### [To do]
Omit all pictures, then retype the data exactly as given.

### [Data extract]
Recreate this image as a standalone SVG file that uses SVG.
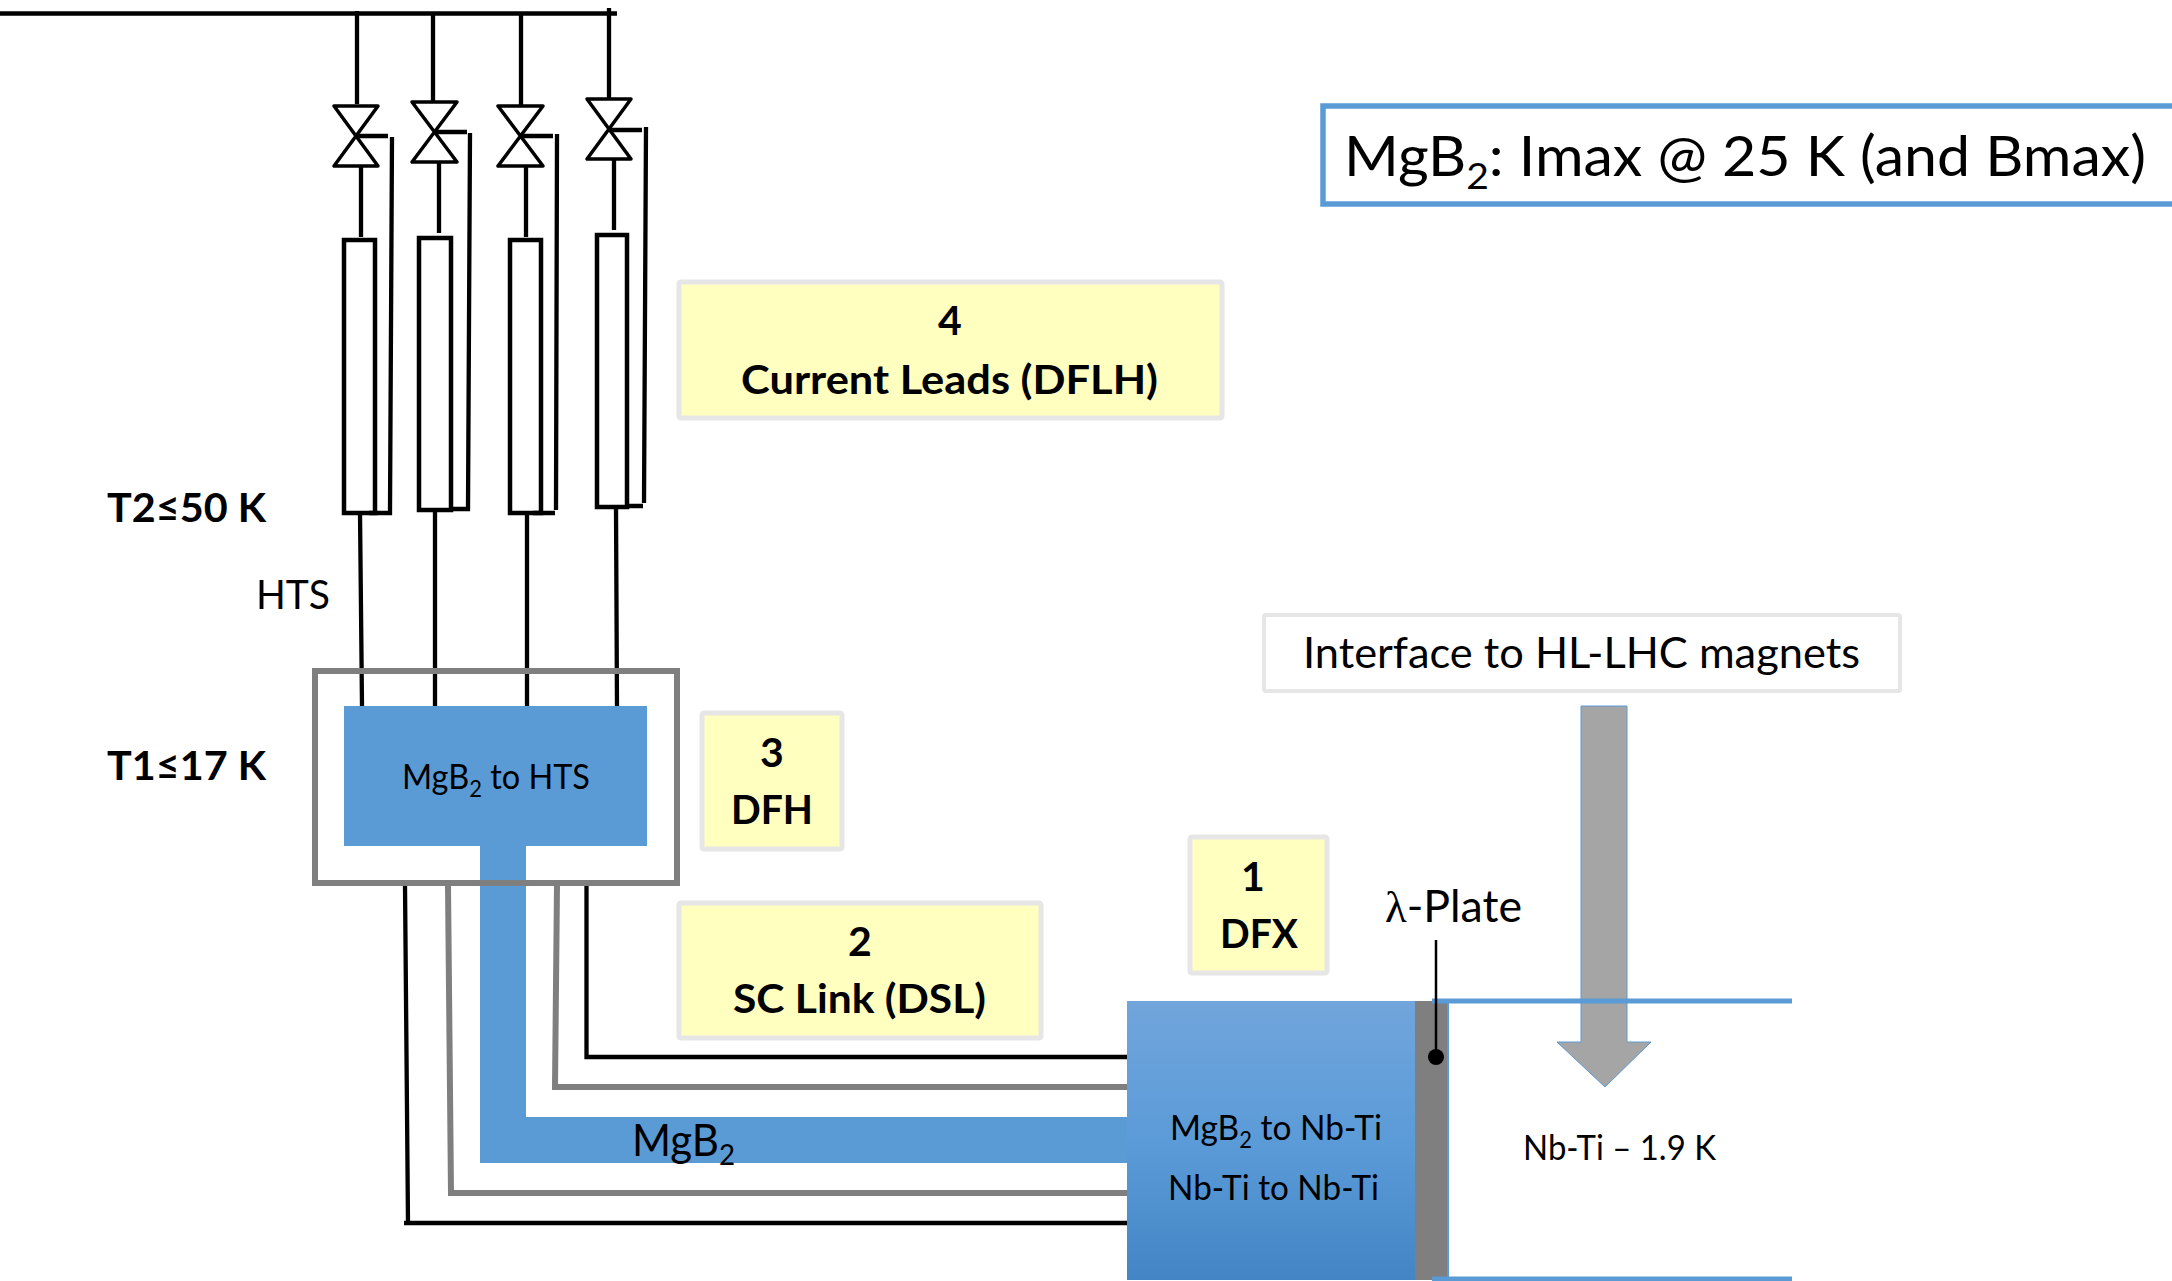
<svg xmlns="http://www.w3.org/2000/svg" width="2172" height="1281" viewBox="0 0 2172 1281">
<defs>
<linearGradient id="g" x1="0" y1="0" x2="0" y2="1"><stop offset="0" stop-color="#71a5db"/><stop offset="0.5" stop-color="#5b9bd8"/><stop offset="1" stop-color="#4385c5"/></linearGradient>
</defs>
<style>
text{font-family:Lato,"Open Sans",sans-serif;fill:#000}
.b{font-weight:700;font-size:41px}
.y{fill:#ffffc0;stroke:#e7e6e6;stroke-width:5}
.k{fill:none;stroke:#000;stroke-width:4.3}
.v{fill:#fff;stroke:#000;stroke-width:3.5;stroke-linejoin:round}
.lead{fill:none;stroke:#000;stroke-width:4.5}
.l{fill:none;stroke:#5b9bd5;stroke-width:5}
.t{font-size:35px}
</style>
<rect width="2172" height="1281" fill="#fff"/>
<g id="connectors">
<path class="k" d="M0 13.5H617M357 11V104M433 14V102M521 14V106M609 8V99"/>
<path class="k" d="M361 167V237M439 162V233M526 166V237M614 160V230"/>
<path class="k" d="M356 136H388M392 137L390 513H369M434 132H467M470 133L468 509H452M520 136H553M557 134L556 510M533 513H555M609 130H642M646 127L644 503M628 506H643"/>
<path class="k" d="M360 513L362 706M435 511V706M527 514V706M616 507L617 706"/>
<path fill="none" stroke="#000" stroke-width="4.3" d="M405 885L408 1223M404 1223H1128M586.500 885V1057H1128"/>
<path fill="none" stroke="#7f7f7f" stroke-width="6" d="M448 885L451 1193H1128M557 885L555 1087H1128"/>
<path fill="none" stroke="#5b9bd5" stroke-width="46" d="M503 840V1140H1128"/>
</g>
<g id="valves">
<path class="v" d="M334 106H378L334 166H378Z"/>
<path class="v" d="M412 102H457L412 162H457Z"/>
<path class="v" d="M498 106H543L498 166H543Z"/>
<path class="v" d="M587 99H631L587 159H631Z"/>
</g>
<g id="leads">
<rect class="lead" x="344" y="240" width="31" height="273"/>
<rect class="lead" x="419" y="238" width="32" height="272"/>
<rect class="lead" x="510" y="240" width="31" height="273"/>
<rect class="lead" x="597" y="235" width="30" height="272"/>
</g>
<g id="dfh-frame"><rect x="315" y="671" width="362" height="212" fill="none" stroke="#7f7f7f" stroke-width="6"/></g>
<g id="mgb2-hts"><rect x="344" y="706" width="303" height="140" fill="#5b9bd5"/><text x="402" y="789" font-size="34" textLength="188" lengthAdjust="spacingAndGlyphs">MgB<tspan font-size="23" dy="8">2</tspan><tspan dy="-8"> to HTS</tspan></text></g>
<g id="dfx"><rect x="1127" y="1001" width="288" height="279" fill="url(#g)"/><rect x="1415" y="1001" width="33" height="279" fill="#7f7f7f"/>
<path fill="none" stroke="#5b9bd5" stroke-width="2" d="M1448 1001V1280"/>
<text x="1170" y="1140" font-size="35" textLength="212" lengthAdjust="spacingAndGlyphs">MgB<tspan font-size="23" dy="8">2</tspan><tspan dy="-8"> to Nb-Ti</tspan></text>
<text x="1168" y="1200" class="t" textLength="211" lengthAdjust="spacingAndGlyphs">Nb-Ti to Nb-Ti</text></g>
<g id="magnet"><path d="M1581 706H1627V1042H1651L1605 1087L1557 1042H1581Z" fill="#a5a5a5" stroke="#5b9bd5" stroke-width="1"/>
<path class="l" d="M1432 1001H1792M1432 1279H1792"/>
<text x="1523" y="1160" class="t" textLength="193" lengthAdjust="spacingAndGlyphs">Nb-Ti – 1.9 K</text></g>
<g id="leader"><path fill="none" stroke="#000" stroke-width="2.500" d="M1436 940V1057"/>
<circle cx="1436" cy="1057" r="8"/></g>
<g id="title"><rect x="1323" y="106" width="860" height="98" fill="#fff" stroke="#5b9bd5" stroke-width="5.500"/><text x="1344" y="176" font-size="56" textLength="802" lengthAdjust="spacingAndGlyphs">MgB<tspan font-size="37" dy="13">2</tspan><tspan dy="-13">: Imax @ 25 K (and Bmax)</tspan></text></g>
<g id="n4"><rect class="y" x="679" y="282" width="543" height="136" rx="2"/><text class="b" x="950" y="335" text-anchor="middle">4</text><text class="b" x="741" y="394" textLength="417" lengthAdjust="spacingAndGlyphs">Current Leads (DFLH)</text></g>
<g id="n3"><rect class="y" x="702" y="713" width="140" height="136" rx="2"/><text class="b" x="772" y="767" text-anchor="middle">3</text><text class="b" x="731" y="824" textLength="82" lengthAdjust="spacingAndGlyphs">DFH</text></g>
<g id="n2"><rect class="y" x="679" y="903" width="362" height="135" rx="2"/><text class="b" x="860" y="956" text-anchor="middle">2</text><text class="b" x="733" y="1013" textLength="253" lengthAdjust="spacingAndGlyphs">SC Link (DSL)</text></g>
<g id="n1"><rect class="y" x="1190" y="837" width="137" height="136" rx="2"/><text class="b" x="1253" y="891" text-anchor="middle">1</text><text class="b" x="1220" y="948" textLength="78" lengthAdjust="spacingAndGlyphs">DFX</text></g>
<g id="interface"><rect x="1264" y="615" width="636" height="76" fill="#fff" stroke="#e7e6e6" stroke-width="4" rx="2"/><text x="1303" y="668" font-size="42" textLength="557" lengthAdjust="spacingAndGlyphs">Interface to HL-LHC magnets</text></g>
<g id="labels">
<text class="b" x="107" y="522" textLength="159" lengthAdjust="spacingAndGlyphs">T2≤50 K</text>
<text class="b" x="107" y="780" textLength="159" lengthAdjust="spacingAndGlyphs">T1≤17 K</text>
<text x="256" y="609" font-size="40" textLength="74" lengthAdjust="spacingAndGlyphs">HTS</text>
<text x="1385" y="922" font-size="44" textLength="137" lengthAdjust="spacingAndGlyphs"><tspan font-family="Liberation Serif">λ</tspan>-Plate</text>
<text x="632" y="1156" font-size="44" textLength="103" lengthAdjust="spacingAndGlyphs">MgB<tspan font-size="29" dy="9">2</tspan></text>
</g>
</svg>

### [Solved exercise]
Recreate this image as a standalone SVG file that uses SVG.
<svg xmlns="http://www.w3.org/2000/svg" width="2172" height="1281" viewBox="0 0 2172 1281">
<defs>
<linearGradient id="g" x1="0" y1="0" x2="0" y2="1"><stop offset="0" stop-color="#71a5db"/><stop offset="0.5" stop-color="#5b9bd8"/><stop offset="1" stop-color="#4385c5"/></linearGradient>
</defs>
<style>
text{font-family:Lato,"Open Sans",sans-serif;fill:#000}
.b{font-weight:700;font-size:41px}
.y{fill:#ffffc0;stroke:#e7e6e6;stroke-width:5}
.k{fill:none;stroke:#000;stroke-width:4.3}
.v{fill:#fff;stroke:#000;stroke-width:3.5;stroke-linejoin:round}
.lead{fill:none;stroke:#000;stroke-width:4.5}
.l{fill:none;stroke:#5b9bd5;stroke-width:5}
.t{font-size:35px}
</style>
<rect width="2172" height="1281" fill="#fff"/>
<g id="connectors">
<path class="k" d="M0 13.5H617M357 11V104M433 14V102M521 14V106M609 8V99"/>
<path class="k" d="M361 167V237M439 162V233M526 166V237M614 160V230"/>
<path class="k" d="M356 136H388M392 137L390 513H369M434 132H467M470 133L468 509H452M520 136H553M557 134L556 510M533 513H555M609 130H642M646 127L644 503M628 506H643"/>
<path class="k" d="M360 513L362 706M435 511V706M527 514V706M616 507L617 706"/>
<path fill="none" stroke="#000" stroke-width="4.3" d="M405 885L408 1223M404 1223H1128M586.500 885V1057H1128"/>
<path fill="none" stroke="#7f7f7f" stroke-width="6" d="M448 885L451 1193H1128M557 885L555 1087H1128"/>
<path fill="none" stroke="#5b9bd5" stroke-width="46" d="M503 840V1140H1128"/>
</g>
<g id="valves">
<path class="v" d="M334 106H378L334 166H378Z"/>
<path class="v" d="M412 102H457L412 162H457Z"/>
<path class="v" d="M498 106H543L498 166H543Z"/>
<path class="v" d="M587 99H631L587 159H631Z"/>
</g>
<g id="leads">
<rect class="lead" x="344" y="240" width="31" height="273"/>
<rect class="lead" x="419" y="238" width="32" height="272"/>
<rect class="lead" x="510" y="240" width="31" height="273"/>
<rect class="lead" x="597" y="235" width="30" height="272"/>
</g>
<g id="dfh-frame"><rect x="315" y="671" width="362" height="212" fill="none" stroke="#7f7f7f" stroke-width="6"/></g>
<g id="mgb2-hts"><rect x="344" y="706" width="303" height="140" fill="#5b9bd5"/><text x="402" y="789" font-size="34" textLength="188" lengthAdjust="spacingAndGlyphs">MgB<tspan font-size="23" dy="8">2</tspan><tspan dy="-8"> to HTS</tspan></text></g>
<g id="dfx"><rect x="1127" y="1001" width="288" height="279" fill="url(#g)"/><rect x="1415" y="1001" width="33" height="279" fill="#7f7f7f"/>
<path fill="none" stroke="#5b9bd5" stroke-width="2" d="M1448 1001V1280"/>
<text x="1170" y="1140" font-size="35" textLength="212" lengthAdjust="spacingAndGlyphs">MgB<tspan font-size="23" dy="8">2</tspan><tspan dy="-8"> to Nb-Ti</tspan></text>
<text x="1168" y="1200" class="t" textLength="211" lengthAdjust="spacingAndGlyphs">Nb-Ti to Nb-Ti</text></g>
<g id="magnet"><path d="M1581 706H1627V1042H1651L1605 1087L1557 1042H1581Z" fill="#a5a5a5" stroke="#5b9bd5" stroke-width="1"/>
<path class="l" d="M1432 1001H1792M1432 1279H1792"/>
<text x="1523" y="1160" class="t" textLength="193" lengthAdjust="spacingAndGlyphs">Nb-Ti – 1.9 K</text></g>
<g id="leader"><path fill="none" stroke="#000" stroke-width="2.500" d="M1436 940V1057"/>
<circle cx="1436" cy="1057" r="8"/></g>
<g id="title"><rect x="1323" y="106" width="860" height="98" fill="#fff" stroke="#5b9bd5" stroke-width="5.500"/><text x="1344" y="176" font-size="56" textLength="802" lengthAdjust="spacingAndGlyphs">MgB<tspan font-size="37" dy="13">2</tspan><tspan dy="-13">: Imax @ 25 K (and Bmax)</tspan></text></g>
<g id="n4"><rect class="y" x="679" y="282" width="543" height="136" rx="2"/><text class="b" x="950" y="335" text-anchor="middle">4</text><text class="b" x="741" y="394" textLength="417" lengthAdjust="spacingAndGlyphs">Current Leads (DFLH)</text></g>
<g id="n3"><rect class="y" x="702" y="713" width="140" height="136" rx="2"/><text class="b" x="772" y="767" text-anchor="middle">3</text><text class="b" x="731" y="824" textLength="82" lengthAdjust="spacingAndGlyphs">DFH</text></g>
<g id="n2"><rect class="y" x="679" y="903" width="362" height="135" rx="2"/><text class="b" x="860" y="956" text-anchor="middle">2</text><text class="b" x="733" y="1013" textLength="253" lengthAdjust="spacingAndGlyphs">SC Link (DSL)</text></g>
<g id="n1"><rect class="y" x="1190" y="837" width="137" height="136" rx="2"/><text class="b" x="1253" y="891" text-anchor="middle">1</text><text class="b" x="1220" y="948" textLength="78" lengthAdjust="spacingAndGlyphs">DFX</text></g>
<g id="interface"><rect x="1264" y="615" width="636" height="76" fill="#fff" stroke="#e7e6e6" stroke-width="4" rx="2"/><text x="1303" y="668" font-size="42" textLength="557" lengthAdjust="spacingAndGlyphs">Interface to HL-LHC magnets</text></g>
<g id="labels">
<text class="b" x="107" y="522" textLength="159" lengthAdjust="spacingAndGlyphs">T2≤50 K</text>
<text class="b" x="107" y="780" textLength="159" lengthAdjust="spacingAndGlyphs">T1≤17 K</text>
<text x="256" y="609" font-size="40" textLength="74" lengthAdjust="spacingAndGlyphs">HTS</text>
<text x="1385" y="922" font-size="44" textLength="137" lengthAdjust="spacingAndGlyphs"><tspan font-family="Liberation Serif">λ</tspan>-Plate</text>
<text x="632" y="1156" font-size="44" textLength="103" lengthAdjust="spacingAndGlyphs">MgB<tspan font-size="29" dy="9">2</tspan></text>
</g>
</svg>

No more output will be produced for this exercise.